Il y a aussi les écoles elles-mêmes, bâtiments
préfabriqués dans un état épouvantable,
les communes endettées, les instituteurs sans matériel
de base, l'absentéisme scolaire.
Sur ce dernier sujet, Didier Paillart, Maire de St Denis, explique
que les élèves de la fin du primaire et du collège
« posent des problèmes ». Qu'en termes galants,
ces choses-là sont dites : en 2004, l'absentéisme
concernait 5% des 12 millions de potaches, tous âges confondus,
mais atteignait 12.1% dans les lycées professionnels en
ZEP. Et le 93 est au-dessus de cette moyenne nationale avec des
scores de 7 à 17 %, ce qui est énorme. Selon l'aide
sociale à l'enfance, il y aurait à peu près
5.000 jeunes enfants déscolarisés en Seine St Denis,
sans compter les enfants d'immigrés en situation irrégulière
qui ne sont pas inscrits à l'école.
11)
Quelles erreurs ne doivent absolument pas commettre les politiques
dans les mois qui viennent ?
L'erreur
première, c'est de croire qu'une politique d'apaisement
peut avoir un effet quelconque.
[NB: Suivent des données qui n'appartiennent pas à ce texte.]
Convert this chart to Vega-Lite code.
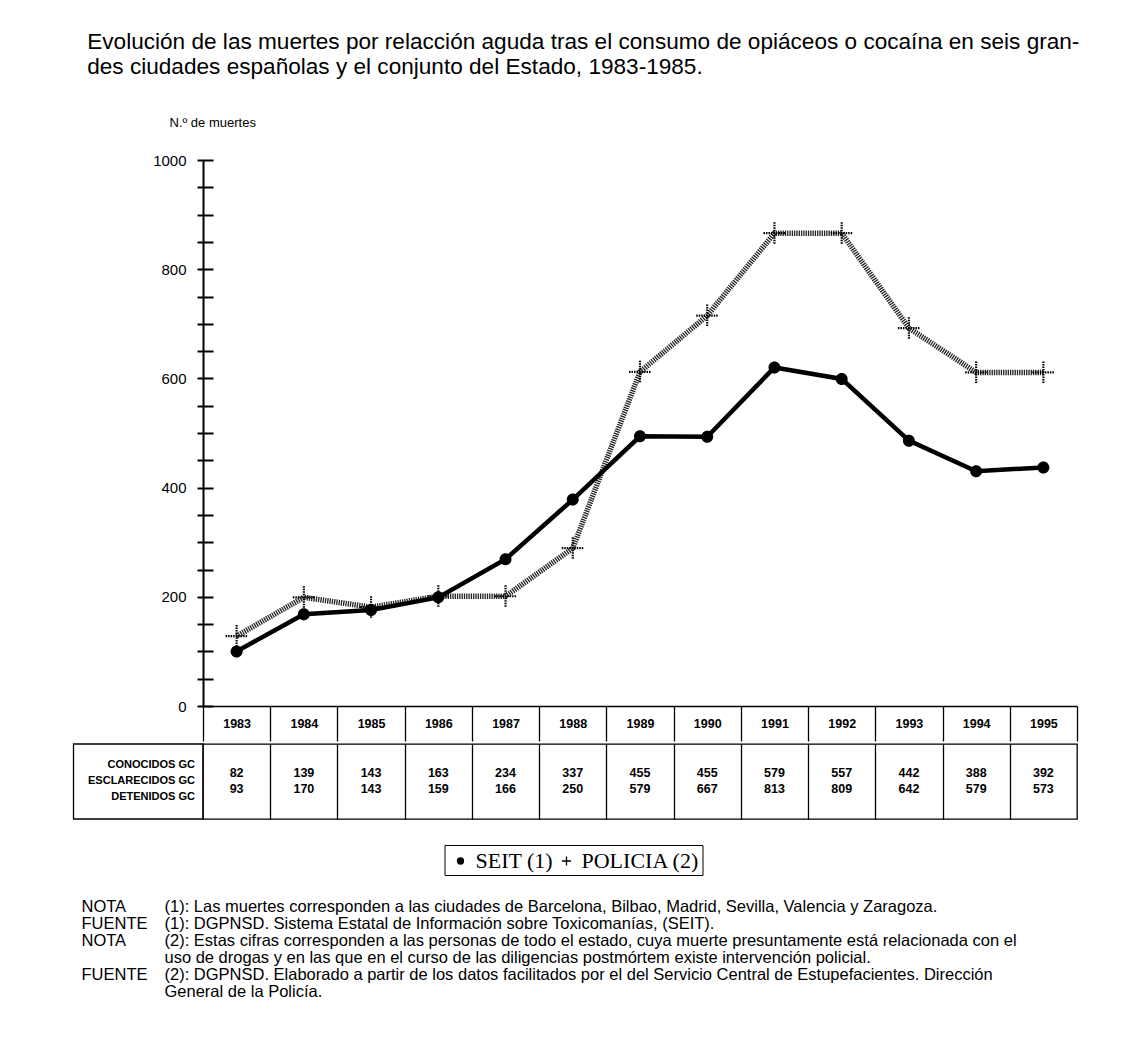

La réaction du Président
de la République, notamment après la publication
des dessins caricaturant le Prophète, est significative.
Personnellement,
je respecte toutes les religions et je n'aurais pas fait ces caricatures,
certaines en tous cas, du Prophète.
Mais
j'estime absolument indispensable que celui qui a envie de le
faire le puisse. Parce qu'aujourd'hui, ce sera l'interdiction
de ces caricatures, et demain d'autres choses. Si on met le doigt
dans l'engrenage, c'est la fin des libertés individuelles
et le début d'une société dictatoriale, que
ce soit la dictature du prolétariat, celle du politiquement
correct, celle du communautarisme, ou d'un quelconque fascisme.
Je
suis contre toute forme d'interdiction (???), sauf en ce qui concerne
la vie sociale, ce qui est autre chose et ressort du respect de
la vie en commun.
12)
Vous êtes contre le principe de la Police de proximité,
un simple placebo d'après vous ?
En
fait, je me suis peut-être mal exprimé. Je ne suis
pas contre mais je rappelle que Nicolas Sarkozy, lors de sa nomination,
a dit fort justement que « les flics ne sont pas des assistantes
sociales ». Aujourd'hui, on dit qu'il faut ramener les policiers
dans le tissu social. C'est à la fois vrai et faux. Il
faut ramener les policiers dans le tissu social, certes, mais
dans des conditions où ils soient maîtres du jeu.
Il ne faut pas que par manque d'effectifs, de formation, de pugnacité,
ces flics ne soient que des « communicants ».
Le
problème est simple : s'ils sont capables d'empêcher
une bande de caïds de racketter une boulangerie ou une épicerie,
c'est une vraie Police de proximité, s'ils n'en sont pas
capables, il faut trouver d'autres solutions.
13)
Des milliards ont été injectés depuis des
années dans la politique de la Ville et les résultats
se font toujours attendre. Pourquoi une telle fuite en avant ?
Je
pense qu'il y a la crainte de dire vraiment les choses telles
qu'elles sont : il est plus facile de faire voter des allocations
de crédits pour calmer la « colère des banlieues
» et, de toute façon, jamais personne ne mesurera
précisément les effets positifs ou négatifs
de ces milliards qui sont injectés. C'est une approche
technique, assimilable à une fuite en avant qui dispense
de solutions de remplacement vraisemblablement coûteuses
en termes d'image.
14)
Vous êtes hostile à l'entrée de la Turquie
dans l'Union, quelles sont les raisons qui vous poussent à
défendre cette position ?
Je
suis hostile à l'entrée de la Turquie pour plusieurs
raisons. La première est géographique, la Turquie
n'étant pas dans l'Europe, malgré son excroissance
continentale. La seconde est que la Turquie, malgré les
apparences, n'est pas démocratique. La Turquie est également
un pays musulman, aujourd'hui présentable mais qui demain
peut, comme cela s'est passé en Palestine, voir l'arrivée
au pouvoir de partis islamistes radicaux, et l'application de
la Charia.
Ce
n'est pas une vue de l'esprit, c'est tout à fait possible.
Il
ne me viendrait pas à l'idée de contester aux musulmans
l'application de la Charia s'ils le désirent, mais cette
« régulation sociale » est tellement imbriquée
dans le religieux et tellement contraire à tout ce que
nous défendons depuis des siècles, que je me vois
mal accepter, ne fut-ce que dans une hypothèse lointaine,
de la voir instituée dans un pays devenu européen.